STATED EXERCISE:
From the first line of the listing below to the line with "import pandas as pd", print each line exactly, and nothing more. Leave out the pictures.

DATA SECTION:

--*--

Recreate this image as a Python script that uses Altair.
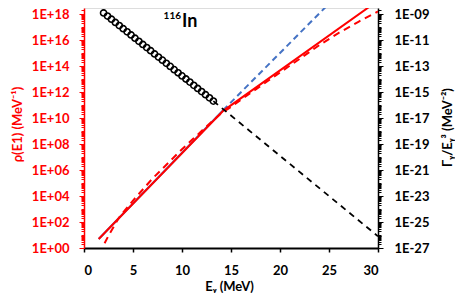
import altair as alt
import pandas as pd

# ---------------- data ----------------
# black open circles (right axis), E in MeV, value as log10
circ_E = [2.0, 2.4, 2.8, 3.2, 3.6, 4.0, 4.4, 4.8, 5.2, 5.6, 6.0, 6.4, 6.8, 7.2,
          7.6, 8.0, 8.4, 8.8, 9.2, 9.6, 10.0, 10.4, 10.8, 11.2, 11.6, 12.0,
          12.4, 12.8, 13.2]
circ_log = [-8.92, -9.16, -9.40, -9.65, -9.89, -10.13, -10.37, -10.61, -10.86,
            -11.10, -11.34, -11.58, -11.82, -12.07, -12.31, -12.55, -12.79,
            -13.03, -13.28, -13.52, -13.76, -14.00, -14.24, -14.49, -14.73,
            -14.97, -15.21, -15.45, -15.70]

# black dashed extrapolation (right axis)
bdash_E = [13.2, 30.0]
bdash_log = [-15.70, -26.10]

# red solid (left axis)
rsol_E = [1.5, 14.2, 30.0]
rsol_log = [0.69, 10.55, 19.03]

# red dashed (left axis)
rdash_E = [2.1, 2.5, 3.0, 3.5, 4.0, 5.0, 6.0, 7.0, 8.0, 9.0, 10.0, 11.0, 12.0,
           13.0, 14.0, 15.0, 16.0, 18.0, 20.0, 22.0, 24.0, 26.0, 28.0, 30.0]
rdash_log = [0.36, 0.95, 1.60, 2.25, 2.75, 3.65, 4.50, 5.35, 6.10, 6.85, 7.60,
             8.30, 9.00, 9.70, 10.35, 10.85, 11.40, 12.45, 13.50, 14.55, 15.60,
             16.55, 17.40, 18.20]

# blue solid and blue dashed (left axis)
bsol_E = [1.5, 14.2]
bsol_log = [0.69, 10.60]
bdsh_E = [14.2, 25.4]
bdsh_log = [10.60, 19.10]

# tick labels
x_ticks = [0, 5, 10, 15, 20, 25, 30]
left_decades = list(range(0, 19))       # 1E+00 .. 1E+18
right_decades = list(range(-27, -8))    # 1E-27 .. 1E-09

RED = "#ff0000"
BLUE = "#4472c4"
FONT = "Lato"


def frame(E, lg):
    return pd.DataFrame({"E": E, "v": [10 ** g for g in lg]})


def minor_values(decades):
    vals = []
    for d in decades:
        for k in range(1, 10):
            vals.append(k * 10.0 ** d)
    vals.append(10.0 ** (decades[-1] + 1))
    return vals


E_EXPR = "round(log(datum.value)/LN10)"
IS_DEC = "abs(log(datum.value)/LN10 - " + E_EXPR + ") < 0.001"

left_label = (
    IS_DEC + " && " + E_EXPR + " % 2 == 0 && " + E_EXPR + " <= 18 ? '1E+' + ("
    + E_EXPR + " < 10 ? '0' : '') + " + E_EXPR + " : ''"
)
right_label = (
    IS_DEC + " && abs(" + E_EXPR + ") % 2 == 1 && " + E_EXPR + " <= -9 ? '1E-' + (abs("
    + E_EXPR + ") < 10 ? '0' : '') + abs(" + E_EXPR + ") : ''"
)

left_tick_size = {"condition": {"test": IS_DEC + " && " + E_EXPR + " % 2 == 0",
                                "value": 5}, "value": 3}
right_tick_size = {"condition": {"test": IS_DEC + " && abs(" + E_EXPR + ") % 2 == 1",
                                 "value": 5}, "value": 3}

x_enc = alt.X(
    "E:Q",
    scale=alt.Scale(domain=[0, 30], nice=False, zero=False),
    axis=alt.Axis(
        values=x_ticks, title="Eᵧ (MeV)", grid=False,
        domainColor="black", domainWidth=2, tickColor="black", tickSize=4,
        tickWidth=1.5, labelColor="black", labelFont=FONT, labelFontSize=13,
        labelFontWeight="bold", labelPadding=12,
        titleFont=FONT, titleFontSize=13, titleFontWeight="bold",
        titleColor="black", titleX=145, titleY=38, titleBaseline="middle",
        titleAlign="center",
    ),
)

left_axis = alt.Axis(
    orient="left", values=minor_values(left_decades), labelExpr=left_label,
    labelOverlap=False, labelBound=False, grid=False,
    domainColor=RED, domainWidth=1.5, tickColor=RED, tickWidth=1,
    tickSize=left_tick_size, labelColor=RED, labelFont=FONT, labelFontSize=13,
    labelFontWeight="bold", labelPadding=10,
    title="ρ(E1) (MeV⁻¹)", titleColor=RED, titleFont=FONT, titleFontSize=13,
    titleFontWeight="bold", titleX=-67, titleY=116, titleAngle=270,
    titleAlign="center", titleBaseline="middle",
)

right_axis = alt.Axis(
    orient="right", values=minor_values(right_decades), labelExpr=right_label,
    labelOverlap=False, labelBound=False, grid=False,
    domainColor="black", domainWidth=1.5, tickColor="black", tickWidth=1,
    tickSize=right_tick_size, labelColor="black", labelFont=FONT,
    labelFontSize=13, labelFontWeight="bold", labelPadding=11,
    title="Γᵧ/Eᵧ³ (MeV⁻²)", titleColor="black", titleFont=FONT,
    titleFontSize=13, titleFontWeight="bold", titleX=69, titleY=119,
    titleAngle=270, titleAlign="center", titleBaseline="middle",
)

TOP_DEC = 240 / 13.0
y_left = alt.Y("v:Q", scale=alt.Scale(type="log", domain=[1, 10 ** TOP_DEC],
                                      nice=False), axis=left_axis)
y_right = alt.Y("v:Q", scale=alt.Scale(type="log",
                                       domain=[1e-27, 10 ** (-27 + TOP_DEC)],
                                       nice=False), axis=right_axis)

blue_solid = alt.Chart(frame(bsol_E, bsol_log)).mark_line(
    color=BLUE, strokeWidth=2, clip=True).encode(x=x_enc, y=y_left)
blue_dash = alt.Chart(frame(bdsh_E, bdsh_log)).mark_line(
    color=BLUE, strokeWidth=2, strokeDash=[6, 4], clip=True).encode(x=x_enc, y=y_left)
red_dash = alt.Chart(frame(rdash_E, rdash_log)).mark_line(
    color=RED, strokeWidth=2, strokeDash=[7, 5], clip=True).encode(x=x_enc, y=y_left)
red_solid = alt.Chart(frame(rsol_E, rsol_log)).mark_line(
    color=RED, strokeWidth=2, clip=True).encode(x=x_enc, y=y_left)

label_df = pd.DataFrame({"E": [9.9], "v": [10 ** 17.85], "t": ["116"]})
label_df2 = pd.DataFrame({"E": [10.0], "v": [10 ** 17.38], "t": ["In"]})
txt116 = alt.Chart(label_df).mark_text(
    font=FONT, fontSize=10, fontWeight="bold", align="right",
    baseline="middle", color="black").encode(x=x_enc, y=y_left, text="t:N")
txtIn = alt.Chart(label_df2).mark_text(
    font=FONT, fontSize=18, fontWeight="bold", align="left",
    baseline="middle", color="black").encode(x=x_enc, y=y_left, text="t:N")

left = alt.layer(blue_solid, blue_dash, red_dash, red_solid, txt116, txtIn)

black_dash = alt.Chart(frame(bdash_E, bdash_log)).mark_line(
    color="black", strokeWidth=1.8, strokeDash=[6, 5], clip=True).encode(
    x=x_enc, y=y_right)
circles = alt.Chart(frame(circ_E, circ_log)).mark_point(
    shape="circle", filled=False, size=38, strokeWidth=1.6, color="black",
    opacity=1, clip=True).encode(x=x_enc, y=y_right)

right = alt.layer(black_dash, circles)

chart = alt.layer(left, right).resolve_scale(y="independent").properties(
    width=294, height=240,
    autosize=alt.AutoSizeParams(type="none"),
    padding={"left": 76, "top": 0, "right": 77, "bottom": 45},
).configure_view(stroke="black", strokeWidth=1.5).configure(background="white")

chart.save("out.html", embed_options={"renderer": "svg", "actions": False})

--*--

SOLUTION FOR THIS TASK:
Recreate this image as a Python script that uses Altair.
import altair as alt
import pandas as pd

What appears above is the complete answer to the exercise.